Baca berita tanpa iklan. Gabung Kompas.com+

Karwar, Rumah Nin Leluhur Suku Biak, Papua

Kompas.com - 27/09/2020, 09:57 WIB
Kontributor Ciayu Majakuning, Windoro Adi T,
Teuku Muhammad Valdy Arief

Tim Redaksi

Oridek (36) yang ditemui terpisah di rumahnya, di tepi pantai Pasir Putih, Kwawi, Manokwari Timur, mengaku belum bisa mengandalkan nafkah dari mematung kayu.

“Saya masih mengandalkan mencari nafkah sebagai nelayan, dan pekerja bangunan,” ungkapnya.

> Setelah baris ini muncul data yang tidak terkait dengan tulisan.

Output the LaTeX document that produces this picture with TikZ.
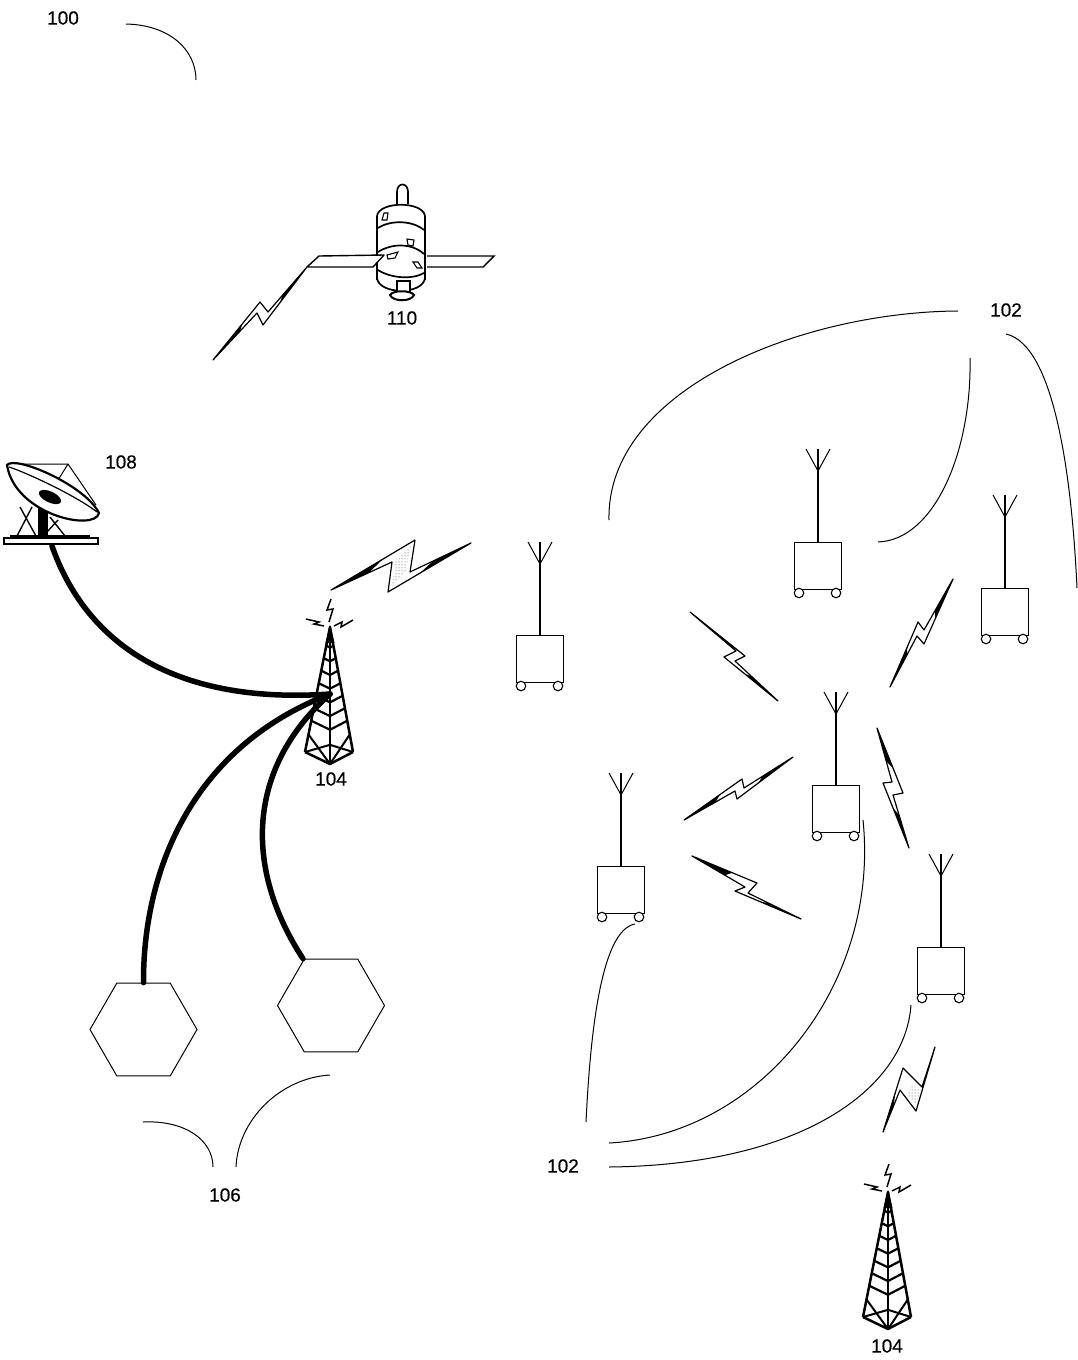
\documentclass[tikz,border=0pt]{standalone}
\usepackage{fontspec}
\setmainfont{Liberation Sans}
\newfontfamily\labfont[FakeBold=0.35]{Liberation Sans}
\usetikzlibrary{shapes.geometric,calc,patterns}
\tikzset{
  x=1pt,y=-1pt,
  lab/.style={font=\labfont\fontsize{19}{21}\selectfont,inner sep=0pt,text=black},
  leader/.style={draw=black,line width=1pt},
  feed/.style={draw=black,line width=5.5pt,line cap=round},
  boltshape/.style={draw=black,line width=1.2pt,fill=white,line join=round},
  boltcore/.style={pattern=dots,pattern color=black!80,draw=none},
  termbox/.style={draw=black,line width=1.3pt,minimum width=47pt,minimum height=47pt,inner sep=0pt,anchor=north,fill=white},
  wheel/.style={draw=black,line width=1.1pt,circle,minimum size=9.5pt,inner sep=0pt,fill=white},
  hexa/.style={draw=black,line width=1pt,regular polygon,regular polygon sides=6,minimum size=107pt,inner sep=0pt},
  sat/.style={draw=black,line width=1.7pt,fill=white},
  mast/.style={draw=black,line width=1.1pt},
}
% terminal: name, centre x, top y of the box
\newcommand{\terminal}[3]{%
  \node[termbox] (#1) at (#2,#3) {};
  \node[wheel] (#1wl) at (#2-19,#3+51) {};
  \node[wheel] (#1wr) at (#2+18,#3+51) {};
  \coordinate (#1f) at (#2,#3-71);
  \draw[mast] (#1.north) -- (#2,#3-93);
  \draw[mast,line width=1pt] (#2-12,#3-93) -- (#1f) -- (#2+12,#3-93);
}
% bolt: tip, corner, notch, tip, corner, notch
\newcommand{\boltz}[6]{%
  \draw[boltshape] (#1) -- (#2) -- (#3) -- (#4) -- (#5) -- (#6) -- cycle;
  \fill (#1) -- ($(#1)!.62!(#2)$) -- ($(#1)!.62!(#6)$) -- cycle;
  \fill (#4) -- ($(#4)!.62!(#3)$) -- ($(#4)!.62!(#5)$) -- cycle;
}
% tower: apex x,y
\newcommand{\towerat}[2]{%
  \begin{scope}[shift={(#1,#2)}]
    \draw[line width=2.5pt,line join=round] (-25,125) -- (0,137) -- (23,125);
    \draw[line width=2.5pt,line join=round] (-25,125) -- (0,0) -- (23,125);
    \draw[line width=2.3pt] (0,0) -- (0,137);
    \fill (0,-2) -- (-4.5,16) -- (4.5,16) -- cycle;
    \foreach \t in {.15,.25,.35,.45,.55,.65,.75}
      \draw[line width=2.2pt] (-25*\t,125*\t) -- (0,137*\t) -- (23*\t,125*\t);
    \draw[line width=2pt] (-25*.86,125*.86) -- (0,137) (23*.86,125*.86) -- (0,137);
    \draw[line width=2pt] (-25,125) -- (0,137*.86) -- (23,125);
    \draw[line width=1.5pt] (-1,-5) -- (3,-18) -- (-3,-17) -- (1,-28);
    \draw[line width=1.5pt] (-6,-1) -- (-16,-3) -- (-11,-5) -- (-24,-8);
    \draw[line width=1.5pt] (4,-1) -- (12,-5) -- (11,0) -- (23,-7);
  \end{scope}}
\begin{document}
\begin{tikzpicture}
\useasboundingbox (0,0) rectangle (1078,1360);
\fill[white] (0,0) rectangle (1078,1360);

% labels
\node[lab] (n100) at (63,18) {100};
\node[lab] (n110) at (402,318) {110};
\node[lab] (n102a) at (1006,310) {102};
\node[lab] (n108) at (121,462) {108};
\node[lab] (n104a) at (331,779) {104};
\node[lab] (n102b) at (563,1166) {102};
\node[lab] (n106) at (225,1195) {106};
\node[lab] (n104b) at (887,1346) {104};

% terminals
\terminal{ta}{540}{635}
\terminal{tb}{818}{542}
\terminal{tc}{1005}{588}
\terminal{td}{836}{785}
\terminal{te}{621}{866}
\terminal{tf}{941}{947}

% leader lines
\coordinate (a1) at (126,24);   \coordinate (a2) at (196,80);
\coordinate (b1) at (958,311);  \coordinate (b2) at (609,520);
\coordinate (c1) at (970,358);  \coordinate (c2) at (878,542);
\coordinate (d1) at (1006,334); \coordinate (d2) at (1077,588);
\coordinate (e1) at (586,1122); \coordinate (e2) at (635,924);
\coordinate (f1) at (609,1143); \coordinate (f2) at (863,820);
\coordinate (g1) at (609,1167); \coordinate (g2) at (911,1005);
\coordinate (h1) at (143,1122); \coordinate (h2) at (213,1167);
\coordinate (i1) at (236,1167); \coordinate (i2) at (330,1075);
\draw[leader] (a1) .. controls (170,25) and (196,50) .. (a2);
\draw[leader] (b1) .. controls (800,312) and (606,390) .. (b2);
\draw[leader] (c1) .. controls (972,450) and (935,540) .. (c2);
\draw[leader] (d1) .. controls (1055,345) and (1072,480) .. (d2);
\draw[leader] (e1) .. controls (590,1040) and (600,930) .. (e2);
\draw[leader] (f1) .. controls (760,1135) and (880,985) .. (f2);
\draw[leader] (g1) .. controls (800,1165) and (905,1090) .. (g2);
\draw[leader] (h1) .. controls (185,1120) and (213,1140) .. (h2);
\draw[leader] (i1) .. controls (238,1120) and (280,1078) .. (i2);

% hexagons
\node[hexa] (hexl) at (143.5,1029.5) {};
\node[hexa] (hexr) at (331,1005.5) {};

% towers
\towerat{330}{627}
\towerat{888}{1192}
\coordinate (towerhub) at (330,694);
\coordinate (dishfoot) at (52,546);

% thick feeds
\draw[feed] (dishfoot) .. controls (85,640) and (170,705) .. (towerhub);
\draw[feed] (hexl.north) .. controls (143,880) and (185,750) .. (towerhub);
\draw[feed] ($(hexr.north)+(-28,0)$) .. controls (245,870) and (245,770) .. (towerhub);

% lightning bolts
\boltz{331,590}{415,540}{410,572}{471,543}{388,592}{392,562}
\fill[boltcore] (395,560) -- (411,546) -- (406,571) -- (392,587) -- cycle;

\boltz{690,612}{745,656}{735,661}{778,701}{724,657}{736,651}
\boltz{890,687}{918,622}{924,630}{953,579}{924,644}{917,636}
\boltz{684,820}{742,779}{744,788}{793,757}{737,799}{735,791}
\boltz{877,728}{903,793}{893,795}{909,848}{883,783}{892,782}
\boltz{692,856}{757,883}{748,893}{801,919}{735,891}{745,887}
\boltz{883,1132}{903,1068}{922,1087}{935,1047}{916,1111}{900,1090}
\fill[boltcore] (911,1086) -- (921,1089) -- (917,1105) -- (907,1096) -- cycle;
\boltz{213,360}{260,302}{268,312}{307,267}{263,325}{257,313}

% satellite
\draw[sat] (397,204) -- (397,192) .. controls (397,182) and (408,182) .. (408,192) -- (408,204);
\draw[sat] (377,280) -- (377,216) .. controls (379,201) and (423,201) .. (425,216) -- (425,280);
\draw[sat] (377,278) .. controls (379,295) and (423,295) .. (425,278);
\draw[line width=1.7pt] (378,228) .. controls (390,220) and (412,220) .. (424,230);
\draw[line width=1.7pt] (378,252) .. controls (392,243) and (412,243) .. (424,254);
\draw[line width=1.7pt] (378,270) .. controls (390,278) and (412,280) .. (424,273);
\draw[sat,line width=1.4pt,line join=round] (319,256) -- (384,255) -- (373,267) -- (307,267) -- cycle;
\draw[sat,line width=1.4pt] (427,256) -- (494,256) -- (483,267) -- (427,267);
\draw[sat,line width=1.1pt] (382,220) -- (384,213) -- (388,213) -- (387,220) -- cycle;
\draw[sat,line width=1.1pt] (407,239) -- (414,240) -- (413,246) -- (408,245) -- cycle;
\draw[sat,line width=1.1pt] (387,255) -- (398,252) -- (395,258) -- (388,259) -- cycle;
\draw[sat,line width=1.1pt] (413,262) -- (418,262) -- (422,268) -- (417,268) -- cycle;
\draw[sat] (397,281) -- (410,281) -- (410,294) -- (397,294) -- cycle;
\draw[sat,line width=2pt] (390,295) .. controls (393,290) and (411,290) .. (414,295) .. controls (411,302) and (393,302) .. (390,295) -- cycle;

% earth station
\draw[line width=1pt] (12,464) -- (68,464) -- (96,505);
\draw[line width=1pt] (68,464) -- (50,493);
\draw[line width=1.4pt] (17,536) -- (32,507) (20,507) -- (36,536);
\draw[line width=1.4pt] (50,517) -- (65,536) (47,532) -- (58,520);
\fill (38,503) rectangle (48,537);
\draw[line width=2.2pt,fill=white] (7,465) .. controls (15,455) and (85,485) .. (99,513)
   .. controls (95,532) and (15,515) .. (7,465) -- cycle;
\draw[line width=1.2pt] (9,467) .. controls (25,472) and (75,495) .. (97,512);
\fill[rotate around={-25:(50,497)}] (50,497) ellipse[x radius=12,y radius=5.5];
\draw[line width=1.6pt,fill=white] (4,538) rectangle (98,544);
\draw[line width=1.2pt] (10,536) -- (90,536);
\end{tikzpicture}
\end{document}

Setiap hari ia mampu membuat satu sampai lima patung kayu.

“Tergantung ukuran patung dan jenis kayunya. Kalau patung patung berukuran 20 sentimeter, saya mampu membuat lima dalam sehari. Tetapi kalau patung berukuran 50 sampai 100 sentimeter, saya cuma mampu membuat dua sampai tiga patung dalam sehari,” tuturnya.

Untuk menjual patung patung tersebut, ia butuh waktu tiga sampai lima bulan. Bahkan kadang butuh waktu setahun.

“Itu sebabnya saya tak bisa mengandalkan penghasilan dari membuat patung kayu,” ucap Oridek.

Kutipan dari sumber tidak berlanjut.